Вера была ещё очень молода и неопытна – она не могла сама анализировать своё состояние, но неизвестно откуда взявшийся внутренний наблюдатель фиксировал и складывал в ячейку памяти всё, что происходило в её внутреннем мире. Два типа сознания работали синхронно и отдельно друг от друга, но, странное дело, – не вступали в противоречие. Вера шла за гробом матери, страданиями которой была глубоко изранена её собственная душа, ей полагалось рыдать и убиваться от горя, а вместо этого поселившаяся в душе пустота действовала на неё как опиум, принося облегчение. Плакать и причитать совершенно не хотелось, напротив, чувство свободы от страха за мать, за её дальнейшую судьбу во враждебном окружении при нестабильных, противоречивых чувствах отца, принесло ей облегчение. Более десяти лет назревавший нарыв прорвался и мучившая  Веру постоянная тревога улетучилась. Она шла за гробом, машинально отвечая на чьи-то вопросы. Со стороны, возможно, казалось, что она слегка не в себе от горя. Но что значит быть «не в себе»? Можно ли считать человека, который ведёт разговор со своей собственной душой сумасшедшим? И не тогда ли мы становимся воистину сумасшедшими, когда теряем с ней связь и нам становится не о чем с ней говорить?

 –  Вера, – окликнул её кто-то вполголоса. Это была продавщица Зоя, всё такая же бесцветная и приземистая как коряга. Тусклые глаза смотрели на Веру заискивающе. – Я хотела у тебя спросить, – без лишних слов начала она, – ты не будешь против, если мы с твоим отцом будем жить вместе?
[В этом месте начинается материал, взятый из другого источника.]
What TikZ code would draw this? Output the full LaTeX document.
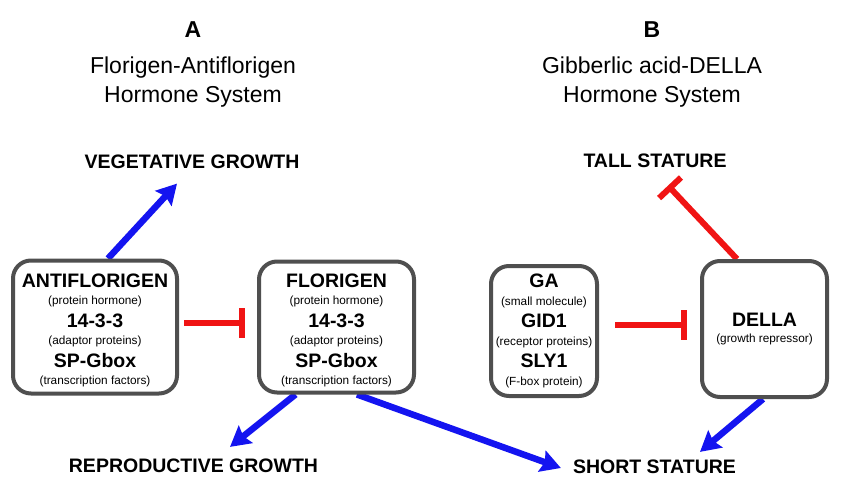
\documentclass[tikz,border=0pt]{standalone}
\usepackage{fontspec}
\setmainfont{Liberation Sans}
\usepackage{tikz}
\usetikzlibrary{arrows.meta,calc,backgrounds}
\definecolor{boxgrey}{HTML}{4F4F4F}
\definecolor{actblue}{HTML}{1414F0}
\definecolor{inhred}{HTML}{F01414}
\newcommand{\hname}[1]{{\fontsize{19.5}{19.5}\selectfont\bfseries #1}}
\tikzset{
  hbox/.style={draw=boxgrey,line width=4pt,rounded corners=18pt,fill=white,align=center,inner sep=0pt,
               font=\fontsize{11.8}{18.5}\selectfont},
  outcome/.style={font=\fontsize{19.5}{19.5}\selectfont\bfseries,inner sep=0pt},
  panel/.style={align=center,inner sep=0pt,anchor=north,font=\fontsize{23}{29}\selectfont},
  letter/.style={font=\fontsize{23}{23}\selectfont\bfseries,inner sep=0pt},
  act/.style={-{Stealth[length=20pt,width=22pt,inset=3pt]},draw=actblue,line width=6.5pt},
  inh/.style={-{Bar[width=30pt]},draw=inhred,line width=6pt},
}
\begin{document}
\begin{tikzpicture}[x=1pt,y=-1pt]
  \useasboundingbox (0,0) rectangle (844,500);
  % panel headings
  \node[letter] (lblA) at (193,30) {A};
  \node[panel] (sysA) at (193,57) {Florigen-Antiflorigen\\Hormone System};
  \node[letter] (lblB) at (652,30) {B};
  \node[panel] (sysB) at (652,57) {Gibberlic acid-DELLA\\Hormone System};
  % hormone complexes
  \node[hbox,minimum width=164pt,minimum height=133pt] (anti) at (95,327)
    {\rule{0pt}{20pt}\hname{ANTIFLORIGEN}\\[-1pt](protein hormone)\\[4pt]\hname{14-3-3}\\[-1pt](adaptor proteins)\\[4pt]\hname{SP-Gbox}\\[-1pt](transcription factors)};
  \node[hbox,minimum width=155pt,minimum height=131pt] (flor) at (336.5,327)
    {\rule{0pt}{20pt}\hname{FLORIGEN}\\[-1pt](protein hormone)\\[4pt]\hname{14-3-3}\\[-1pt](adaptor proteins)\\[4pt]\hname{SP-Gbox}\\[-1pt](transcription factors)};
  \node[hbox,minimum width=106pt,minimum height=130pt] (ga) at (544,331)
    {\hname{GA}\\[-1pt](small molecule)\\[4pt]\hname{GID1}\\[-1pt](receptor proteins)\\[4pt]\hname{SLY1}\\[-1pt](F-box protein)};
  \node[hbox,minimum width=125pt,minimum height=136pt] (della) at (764.5,329)
    {\hname{DELLA}\\[-2pt](growth repressor)};
  % outcomes
  \node[outcome] (veg) at (192,161.5) {VEGETATIVE GROWTH};
  \node[outcome] (tall) at (655,160.5) {TALL STATURE};
  \node[outcome] (repro) at (193.5,466) {REPRODUCTIVE GROWTH};
  \node[outcome] (short) at (654.5,467) {SHORT STATURE};
  \begin{scope}[on background layer]
    \draw[act] ($(anti.north)+(13,0)$) -- ($(veg.south)+(-15,15)$);
    \draw[inh] ($(anti.east)+(5,-4)$) -- ($(flor.west)+(-12,-4)$);
    \draw[act] ($(flor.south)+(-41,0)$) -- ($(repro.north)+(36.5,-12)$);
    \draw[act] ($(flor.south)+(20.5,0)$) -- ($(short.west)+(-12,1)$);
    \draw[inh] ($(ga.east)+(16,-6)$) -- ($(della.west)+(-13,-4)$);
    \draw[inh] ($(della.north)+(-27.5,0)$) -- ($(tall.south)+(13,18)$);
    \draw[act] ($(della.south)+(-1.5,0)$) -- ($(short.north)+(45.5,-8)$);
  \end{scope}
\end{tikzpicture}
\end{document}
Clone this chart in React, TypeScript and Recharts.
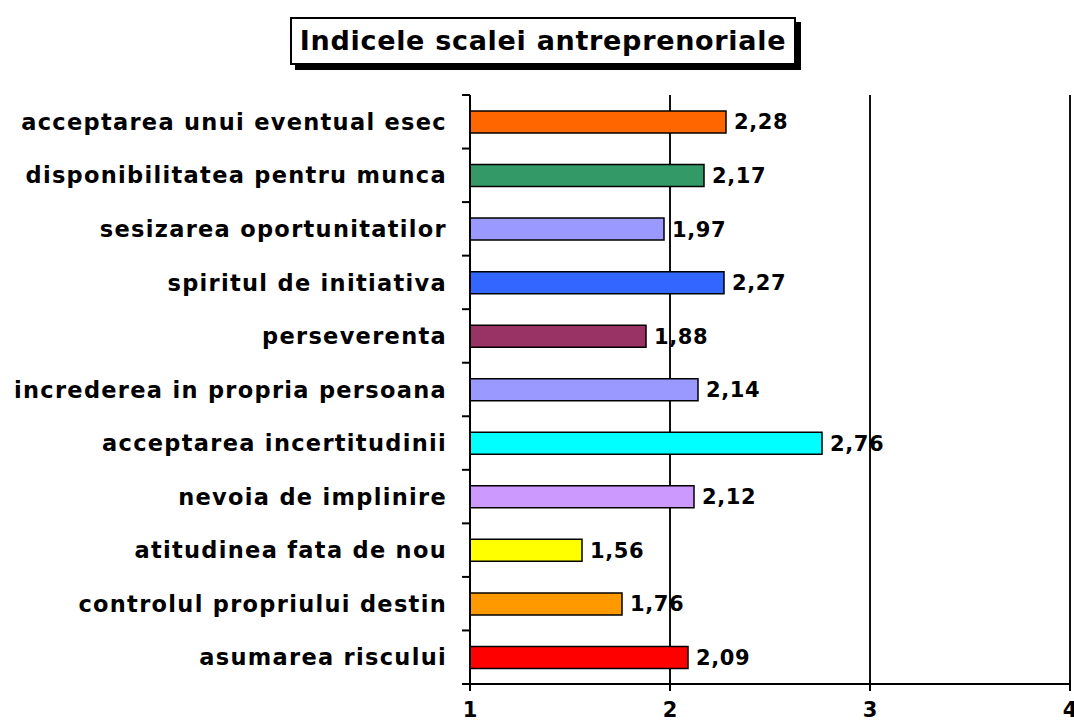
import React from "react";
import { BarChart, Bar, XAxis, YAxis, CartesianGrid, Cell, LabelList } from "recharts";

const categories = [
  "acceptarea unui eventual esec",
  "disponibilitatea pentru munca",
  "sesizarea oportunitatilor",
  "spiritul de initiativa",
  "perseverenta",
  "increderea in propria persoana",
  "acceptarea incertitudinii",
  "nevoia de implinire",
  "atitudinea fata de nou",
  "controlul propriului destin",
  "asumarea riscului",
];
const values = [2.28, 2.17, 1.97, 2.27, 1.88, 2.14, 2.76, 2.12, 1.56, 1.76, 2.09];
const colors = [
  "#FF6600",
  "#339966",
  "#9999FF",
  "#3366FF",
  "#993366",
  "#9999FF",
  "#00FFFF",
  "#CC99FF",
  "#FFFF00",
  "#FF9900",
  "#FF0000",
];
const xTicks = [1, 2, 3, 4];
const title = "Indicele scalei antreprenoriale";

const data = categories.map((name, i) => ({ name, value: values[i], color: colors[i] }));

const FONT = "'DejaVu Sans', Verdana, sans-serif";
const W = 1074;
const H = 722;
const M = { top: 95, right: 4, bottom: 8, left: 0 };
const Y_W = 470;
const X_H = 30;
const plotH = H - M.top - M.bottom - X_H;
const half = plotH / categories.length / 2;

const YTick = (props: any) => {
  const { x, y, payload, index } = props;
  const last = index === categories.length - 1;
  return (
    <g>
      <line x1={x - 8} x2={x} y1={y - half} y2={y - half} stroke="#000" strokeWidth={2} />
      {last && <line x1={x - 8} x2={x} y1={y + half} y2={y + half} stroke="#000" strokeWidth={2} />}
      <text
        x={x - 23}
        y={y}
        dy="0.36em"
        textAnchor="end"
        fontFamily={FONT}
        fontWeight="bold"
        fontSize={22.5}
        letterSpacing={1.3}
        fill="#000"
      >
        {payload.value}
      </text>
    </g>
  );
};

const XTick = (props: any) => {
  const { x, y, payload } = props;
  return (
    <g>
      <line x1={x} x2={x} y1={y - 4} y2={y + 7} stroke="#000" strokeWidth={2} />
      <text
        x={x}
        y={y + 33}
        textAnchor="middle"
        fontFamily={FONT}
        fontWeight="bold"
        fontSize={21}
        fill="#000"
      >
        {payload.value}
      </text>
    </g>
  );
};

const fmt = (v: any) => Number(v).toFixed(2).replace(".", ",");

export default function App() {
  return (
    <div style={{ position: "absolute", left: 0, top: 0, width: W, height: H, background: "#fff", overflow: "hidden" }}>
      <BarChart width={W} height={H} data={data} layout="vertical" margin={M} barCategoryGap={0} style={{ overflow: "visible" }}>
        <CartesianGrid horizontal={false} vertical={true} stroke="#111" strokeWidth={2} />
        <XAxis
          type="number"
          domain={[1, 4]}
          ticks={xTicks}
          allowDataOverflow
          height={X_H}
          axisLine={{ stroke: "#000", strokeWidth: 2 }}
          tickLine={false}
          tickSize={0}
          tickMargin={0}
          tick={<XTick />}
        />
        <YAxis
          type="category"
          dataKey="name"
          width={Y_W}
          interval={0}
          tickLine={false}
          tickSize={0}
          tickMargin={0}
          axisLine={{ stroke: "#000", strokeWidth: 2 }}
          tick={<YTick />}
        />
        <Bar dataKey="value" barSize={22} stroke="#000" strokeWidth={1.5} isAnimationActive={false}>
          {data.map((d, i) => (
            <Cell key={i} fill={d.color} />
          ))}
          <LabelList
            dataKey="value"
            position="right"
            offset={8}
            formatter={fmt}
            fill="#000"
            fontFamily={FONT}
            fontWeight="bold"
            fontSize={21}
            letterSpacing={0.6}
          />
        </Bar>
      </BarChart>
      <div
        style={{
          position: "absolute",
          left: 290,
          top: 17,
          width: 506,
          height: 48,
          boxSizing: "border-box",
          border: "2px solid #000",
          boxShadow: "5px 5px 0 #000",
          background: "#fff",
          fontFamily: FONT,
          fontWeight: "bold",
          fontSize: 27,
          letterSpacing: 0.7,
          lineHeight: "44px",
          textAlign: "center",
          color: "#000",
          whiteSpace: "nowrap",
        }}
      >
        {title}
      </div>
    </div>
  );
}
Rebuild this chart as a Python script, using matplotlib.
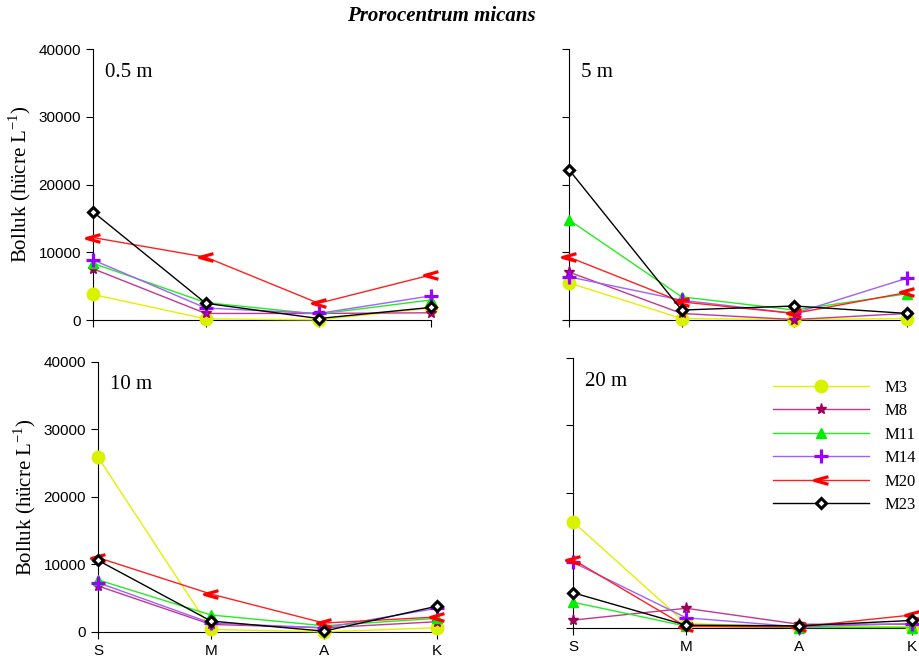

– Да делайте вы, что хотите, – ответила Вера. А про себя подумала: «По крайней мере, хоть кто-то за ним присмотрит».

Похоронная процессия уже вышла за деревню и приближалась к кладбищу, которое находилось в соседней деревне со странным названием Кобылье Городище. Было тихо, легкий ветерок поднимал едва заметную рябь на поверхности Чудского озера, пахло пресной водой и камышами.  Отец, понурив голову, правил лошадью, брат с женой плелись позади всех. Получив «добро» и не скрывая своей радости, чуть поодаль торопливо семенили Зоя и Клавдия. Они перешёптывались о чём-то своём, но Вере не было до этого никакого дела. Она наслаждалась тем, как медленно, но ощутимо ослабевала сила, державшая в плену  её душу. Вера не замечала июльской жары, её не угнетала моральная тягота, напротив, душа её понемногу стала наполняться неописуемым счастьем. Но что это? Она вдруг почувствовала, что не одинока в своей возрастающей и разливающейся вовне радости. Кто-то невидимый ликовал вместе с ней.

 – Мама!

И, словно в подтверждение её догадки, всколыхнулась, пришла в движение эфирная материя. Она плавно покачивалась, а поверх её прозрачных волн Вера увидела мягкое свечение. Затем оно слегка сгустилось и приблизилось к Вере, прошло сквозь неё, подняв в ней волну экстаза, и бесследно растаяло. Неожиданно для себя Вера рассмеялась сдержанным, приглушённым смехом. На губах Нины мелькнуло легкое подобие улыбки, она что-то вполголоса сказала сестре, Вера ответила ей и через несколько шагов они уже тихо смеялись вместе. И никто не понял причины этого, казалось бы такого неуместного, веселья.

****

Вера проводила Нину и Юрия с женой, а сама осталась с отцом ещё на несколько дней. Он беспробудно пил. Как она ни уговаривала его остановиться, всё было бесполезно. Однажды, в редкую трезвую минуту она спросила его как он собирается жить дальше и рассказала про свой разговор с Зоей. Он скрипнул зубами и сурово, даже зло ответил:

 – Никто после матери не войдёт в этот дом. Мне тоже недолго жить осталось, больше трёх лет я без неё не протяну.

И сдержал своё слово. Он умер ровно через три года естественной смертью в день  смерти своей жены и был похоронен рядом с ней.  Дай Бог, чтобы в том мире, куда ушли их души, они были по-настоящему счастливы, и никто не мешал им быть счастливыми.